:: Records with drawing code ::
= = = = = = =

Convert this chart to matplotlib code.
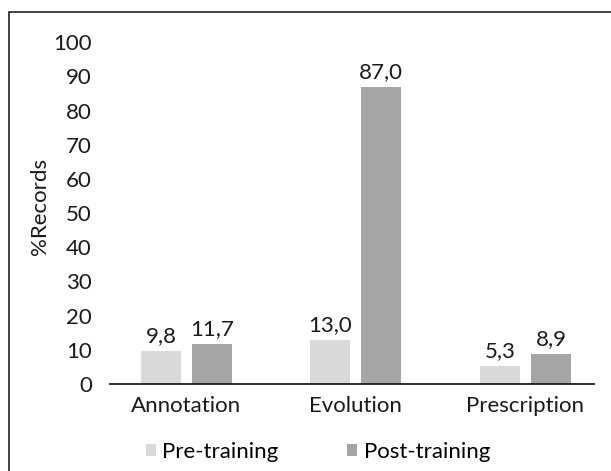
import numpy as np
import matplotlib
matplotlib.use("Agg")
import matplotlib.pyplot as plt
from matplotlib.patches import Rectangle

categories = ["Annotation", "Evolution", "Prescription"]
pre_training = [9.8, 13.0, 5.3]
post_training = [11.7, 87.0, 8.9]
series_names = ["Pre-training", "Post-training"]
colors = ["#d9d9d9", "#a5a5a5"]

plt.rcParams["font.family"] = ["Lato", "DejaVu Sans"]
plt.rcParams["font.size"] = 16

fig = plt.figure(figsize=(6.11, 4.71), dpi=100)
ax = fig.add_axes([110 / 611, 1 - 384 / 471, 484 / 611, 341.7 / 471])

x = np.arange(len(categories))
w = 0.236
off = 0.150
b1 = ax.bar(x - off, pre_training, w, color=colors[0], label=series_names[0])
b2 = ax.bar(x + off, post_training, w, color=colors[1], label=series_names[1])

for bars, vals in [(b1, pre_training), (b2, post_training)]:
    for bar, v in zip(bars, vals):
        ax.annotate(f"{v:.1f}".replace(".", ","),
                    (bar.get_x() + bar.get_width() / 2, v),
                    xytext=(0, 3.5), textcoords="offset points",
                    ha="center", va="bottom", color="#1a1a1a")

ax.set_xlim(-0.45, 2.404)
ax.set_ylim(0, 100)
ax.set_yticks(range(0, 101, 10))
ax.set_xticks(x)
ax.set_xticklabels(categories)
ax.tick_params(axis="y", length=0, pad=13, labelcolor="#1a1a1a")
ax.tick_params(axis="x", length=0, pad=9, labelcolor="#1a1a1a")
for s in ["top", "right", "left"]:
    ax.spines[s].set_visible(False)
ax.spines["bottom"].set_linewidth(1.3)
ax.spines["bottom"].set_color("#1a1a1a")
ax.set_ylabel("%Records", color="#1a1a1a", va="center")
ax.yaxis.set_label_coords(-70 / 484, 0.52)

fig.legend(handles=[b1, b2], labels=series_names, loc="center",
           bbox_to_anchor=(318 / 611, 1 - 452 / 471), ncol=2, frameon=False,
           handlelength=0.45, handleheight=0.45, handletextpad=0.3,
           columnspacing=3.1)

# outer chart border
fig.patches.append(Rectangle((9 / 611, -0.1), 1.2, 1.1 - 12 / 471,
                             transform=fig.transFigure, fill=False,
                             edgecolor="#222222", linewidth=1.2))

fig.savefig("out.png", dpi=100)
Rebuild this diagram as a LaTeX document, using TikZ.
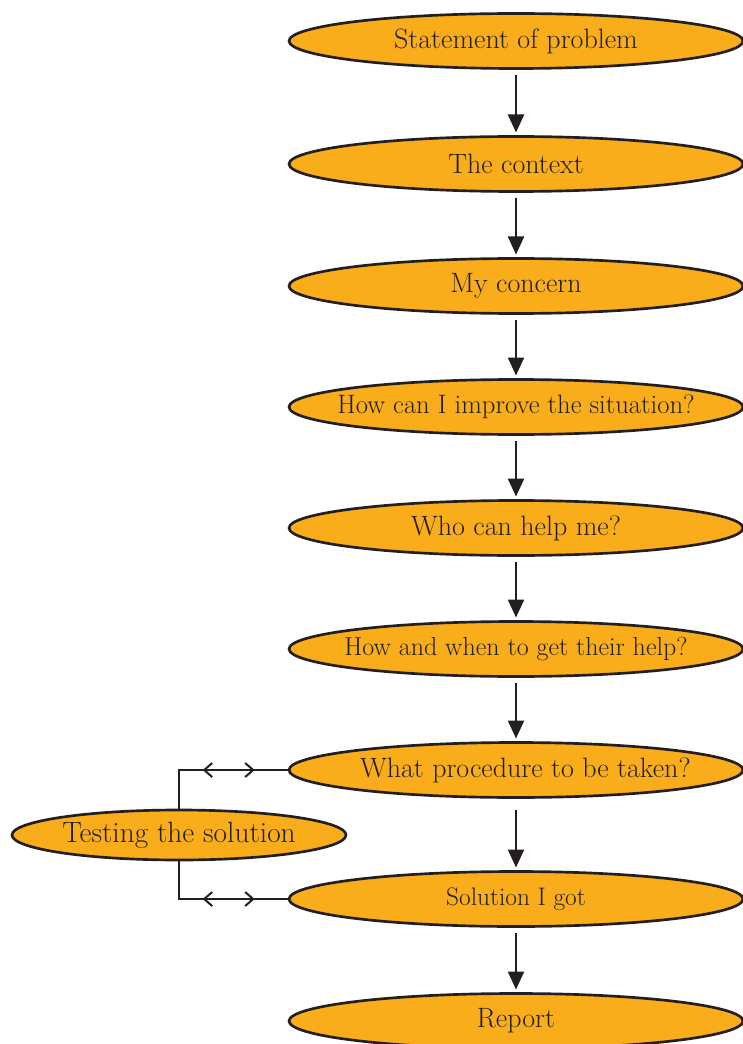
\documentclass[tikz,border=0pt]{standalone}
\usepackage{tikz}
\usetikzlibrary{shapes.geometric,arrows.meta,decorations.markings}
\definecolor{boxorange}{RGB}{249,173,27}
\definecolor{inkdark}{RGB}{35,31,32}

\begin{document}
\begin{tikzpicture}[x=0.75pt,y=-0.75pt,
  stage/.style={ellipse,draw=inkdark,fill=boxorange,line width=2pt,
    inner xsep=-40pt,inner ysep=0pt,
    minimum width=340.5pt,minimum height=41.25pt,text=inkdark,
    font=\fontsize{21}{24}\selectfont},
  fs/.style={font=\fontsize{#1}{24}\selectfont},
  flow/.style={draw=inkdark,line width=1.8pt,
    -{Triangle[length=13.5pt,width=12pt]},shorten <=4pt,shorten >=2pt},
  loopline/.style={draw=inkdark,line width=1.5pt,postaction={decorate},
    decoration={markings,
      mark=at position 24.75pt with {\arrowreversed{Straight Barb[length=6pt,width=10.5pt,line width=1.5pt]}},
      mark=at position 63.75pt with {\arrow{Straight Barb[length=6pt,width=10.5pt,line width=1.5pt]}}}}]
\useasboundingbox (0,0) rectangle (742,1044);
\node[stage] (problem)   at (516,41)  {Statement of problem};
\node[stage] (context)   at (516,164) {The context};
\node[stage] (concern)   at (516,286) {My concern};
\node[stage,fs=20] (improve) at (516,407) {How can I improve the situation?};
\node[stage] (who)       at (516,528) {Who can help me?};
\node[stage,fs=19.5] (when) at (516,649) {How and when to get their help?};
\node[stage] (procedure) at (516,770) {\hspace*{14pt}What procedure to be taken?};
\node[stage,fs=19] (solution) at (516,899) {Solution I got};
\node[stage] (report)    at (516,1021) {Report};
\node[stage,fs=22,minimum width=250.5pt,minimum height=37.5pt] (testing) at (179,835) {Testing the solution};
% main chain
\draw[flow] (problem) -- (context);
\draw[flow] (context) -- (concern);
\draw[flow] (concern) -- (improve);
\draw[flow] (improve) -- (who);
\draw[flow] (who) -- (when);
\draw[flow] (when) -- (procedure);
\draw[flow,shorten <=8pt] (procedure) -- (solution);
\draw[flow] (solution) -- (report);
% feedback through testing
\draw[loopline] (procedure.west) -| (testing.north);
\draw[loopline] (solution.west) -| (testing.south);
\end{tikzpicture}
\end{document}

= = = = = = =

From the entries above, pull out each line that includes "this".

Convert this chart to matplotlib code.
Rebuild this diagram as a LaTeX document, using TikZ.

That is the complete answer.